If you want to understand everything that’s gone wrong in pop music over the last 20 years, a good place to start would be the recent New Yorker article The Song Machine.  “Machine” is the operative word, since the article illustrates how the components of today’s pop songs are stripped down, parceled out, and reassembled in the studio.  The “songs” that emerge become templates for high-profile “artists” to stamp their brands on and front for the public, invariably by strutting their stuff in front of elaborate stage sets and lip-synching the sounds created for them in the lab.   It’s an assembly line process that would have made Henry Ford envious, after he got over his shock at the salaciousness of the product.

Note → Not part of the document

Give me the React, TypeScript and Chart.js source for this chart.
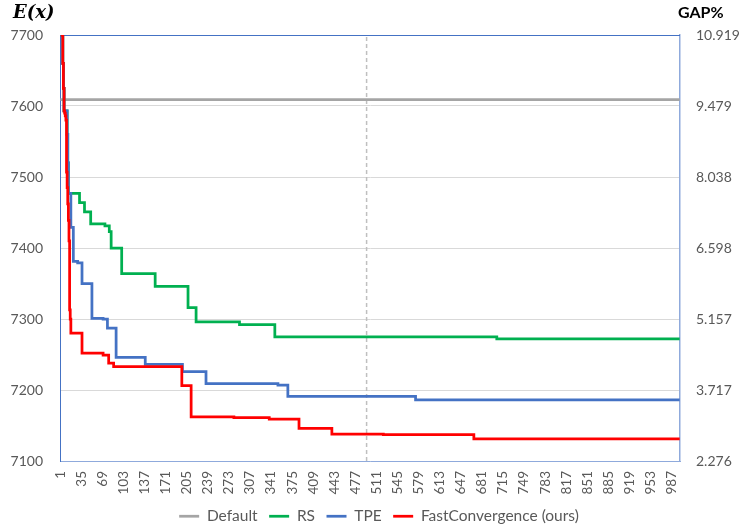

The article focuses on the aural machine behind Rhianna, described as “the Barbados-born pop singer (who), at twenty-four…is the queen of urban pop, and the consummate artist of the digital age, in which quantity is more important than quality and personality trumps song craft. She releases an album a year, often recording a new one while she is on an eighty-city world tour promoting the last one.”  An album a year may sound impressive, until you remember that when the Beatles were pop (as opposed to “rock”) stars, they recorded eight studio albums between 1963 and 1965, with each new album noticeably different from the last.  Rhianna’s machine is emblematic of that behind all Top Forty hits and is described as follows:

Most of the songs played on Top Forty radio are collaborations between producers like Stargate (a duo of tall, skinny, Norwegian ectomorphs with shaved heads) and “top line” writers like Ester Dean (a young black woman from Oklahoma, “discovered” singing in the audience at a concert by The Gap Band). The producers compose the chord progressions, program the beats, and arrange the “synths,” or computer-made instrumental sounds; the top-liners come up with primary melodies, lyrics, and the all-important hooks, the ear-friendly musical phrases that lock you into the song. “It’s not enough to have one hook anymore,” Jay Brown, the president of Roc Nation, and Dean’s manager, told me recently. “You’ve got to have a hook in the intro, a hook in the pre-chorus, a hook in the chorus, and a hook in the bridge.”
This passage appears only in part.